Easter is a day Christians recognize and confess connection, and that has not been easy to do in our culture for a long, long time.  We have many tools to stay connected: did you get my text, or email, or voicemail, or letter?  I sent you a Facebook message.  Did you see my tweet?  Can you hear me now?  Good.  But, our skills for nurturing and understanding connection still struggle to match our experience of faith, or our experience of God.  At their best, our faith communities, our church, helps us create and maintain healthy connections with God, family, and friends.  Our church, our faith communities, can help balance our living in the world and keep us accountable to our confession of faith and discipleship following Jesus’ way.

Early Christendom designed creeds, statements of faith, to connect believers.  Those ancient ways of thinking and believing continue to inform many Christians and shape human culture.  But just as much as the creeds provided a unified voice in an ancient pluralistic world of worship, they also divide believers. Those ancient ways set up institutional power structures, and support political views that fail to hear the teaching of Jesus about the Empire of God. Confession is more than assenting to one Lord, one holy catholic and apostolic Church, one baptism for the forgiveness of sins, or Trinitarian formula for knowing God.  Confession is willful and faithful living is will-filled. It is choices about doing what is right, because it is right, for our neighbor as ourselves every day.

We are connected to those first disciples when we raise our voice in that centuries old dialogue: Is it right belief or right works that matters most?  Which is it that best identifies me as Christian in the 21st century?  Here in our time you are and I am that other disciple that ran with Peter when we are a living confession of faith and practice our discipleship even when no one is looking. 

Lent has been filled with conflict, fear, isolation, and mixed messages.
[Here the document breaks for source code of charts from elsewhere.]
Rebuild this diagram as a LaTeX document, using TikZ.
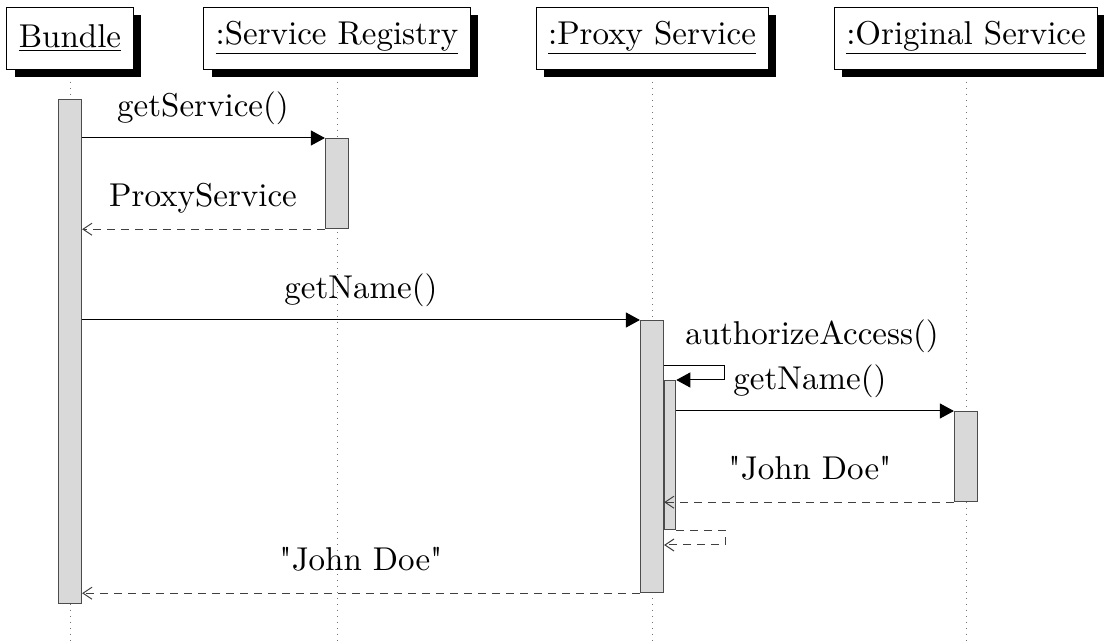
\documentclass[tikz,border=0pt]{standalone}
\usepackage{fontspec}
\setmainfont{lmroman10-regular}[Extension=.otf, Ligatures=TeXOff]
\usetikzlibrary{arrows.meta,shadows,positioning}
\tikzstyle{head} = [draw, fill=white, inner xsep=6pt, minimum height=31pt, font=\fontsize{16.5}{20}\selectfont, drop shadow={shadow xshift=4pt, shadow yshift=-4pt, fill=black, opacity=1}]
\tikzstyle{bar} = [draw=black!70, fill=black!15, line width=0.6pt, minimum width=11.5pt, inner sep=0pt, anchor=north]
\tikzstyle{lifeline} = [black!55, line width=0.5pt, dash pattern=on 0.6pt off 2.4pt]
\tikzstyle{call} = [-{Triangle[length=7pt,width=7.5pt]}, line width=0.5pt]
\tikzstyle{reply} = [-{Straight Barb[length=4.5pt,width=6pt]}, black!75, line width=0.5pt, dash pattern=on 4pt off 3pt]
\tikzstyle{msg} = [anchor=base, font=\fontsize{16.5}{20}\selectfont, inner sep=0pt]
\begin{document}
\begin{tikzpicture}[x=0.5pt, y=-0.5pt]
\useasboundingbox (0,0) rectangle (1104,641);

\node [head] (bundle) at (70,38) {\underline{Bundle}};
\node [head] (registry) at (337,38) {\underline{:Service Registry}};
\node [head] (proxy) at (652,38) {\underline{:Proxy Service}};
\node [head] (original) at (966,38) {\underline{:Original Service}};

\foreach \obj in {bundle,registry,proxy,original}
  \draw [lifeline] (\obj.south |- 0,82) -- (\obj.south |- 0,641);

\node [bar, minimum height=252pt] (bundlebar) at (70,99) {};
\node [bar, minimum height=45pt] (registrybar) at (337,138) {};
\node [bar, minimum height=136pt] (proxybar) at (652,320) {};
\node [bar, anchor=north west, minimum width=5.5pt, minimum height=74.5pt] (nestedbar) at (proxybar.east |- 0,380) {};
\node [bar, minimum height=45pt] (originalbar) at (966,411) {};

\draw [call] (bundlebar.east |- registrybar.north) -- (registrybar.north west);
\draw [reply] (registrybar.south west) -- (bundlebar.east |- registrybar.south);
\draw [call] (bundlebar.east |- proxybar.north) -- (proxybar.north west);
\draw [call] (proxybar.east |- 0,366) -- ++(60,0) |- (nestedbar.north east);
\draw [call] (nestedbar.east |- originalbar.north) -- (originalbar.north west);
\draw [reply] (originalbar.south west) -- (proxybar.east |- originalbar.south);
\draw [reply] (nestedbar.south east) -- ++(49,0) |- (proxybar.east |- 0,545);
\draw [reply] (proxybar.south west) -- (bundlebar.east |- proxybar.south);

\node [msg] (getservice) at (203,117) {getService()};
\node [msg] (proxyservice) at (203,207) {ProxyService};
\node [msg] (getname) at (361,299) {getName()};
\node [msg] (authorize) at (812,345) {authorizeAccess()};
\node [msg] (getnameorig) at (810,390) {getName()};
\node [msg] (johndoeorig) at (810,480) {"John Doe"};
\node [msg] (johndoe) at (361,571) {"John Doe"};

\end{tikzpicture}
\end{document}
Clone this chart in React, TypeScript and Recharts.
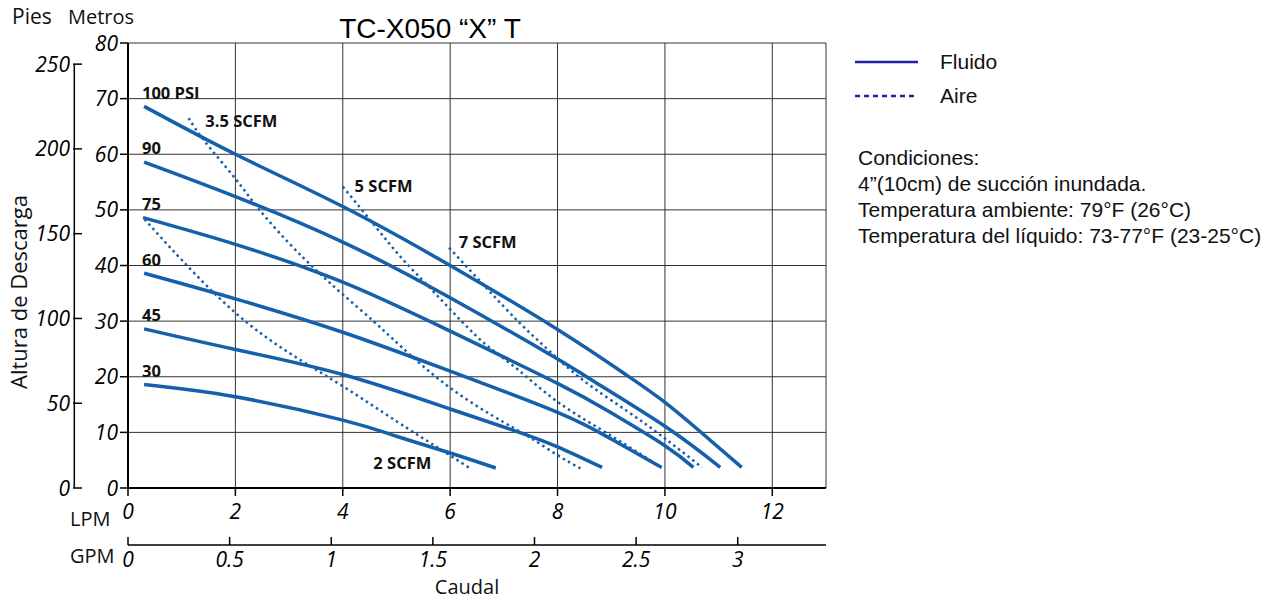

In the film, Chocolat, Pere Henri, the new priest of a little village in the steps into the pulpit to deliver his Easter homily. He says:

“I’m not sure what the theme of my homily today ought to be. Do I want to speak of the miracle… of our Lord’s divine transformation?
Not really, no.

I don’t want to talk about His divinity. I’d rather talk about His humanity. I mean, you know, how he lived his life here on Earth. His kindness. His tolerance. Listen, here’s what I think.

I think we can’t go around… measuring our goodness by what we don’t do. By what we deny ourselves… what we resist and who we exclude. I think we’ve got to measure goodness… by what we embrace… what we create… and who we include.”

That’s a gospel that confronts my Easter confession: Rabbi . . . teacher . . . I have seen the Lord.

Do you recognize Jesus the Christ in your living?  You are the disciple that Jesus loved.? Just as Mary Magdalene did centuries ago, we have a knowledge and an experience of the risen Christ that asks us to go and tell.  

A century from now how will other disciples know that we went?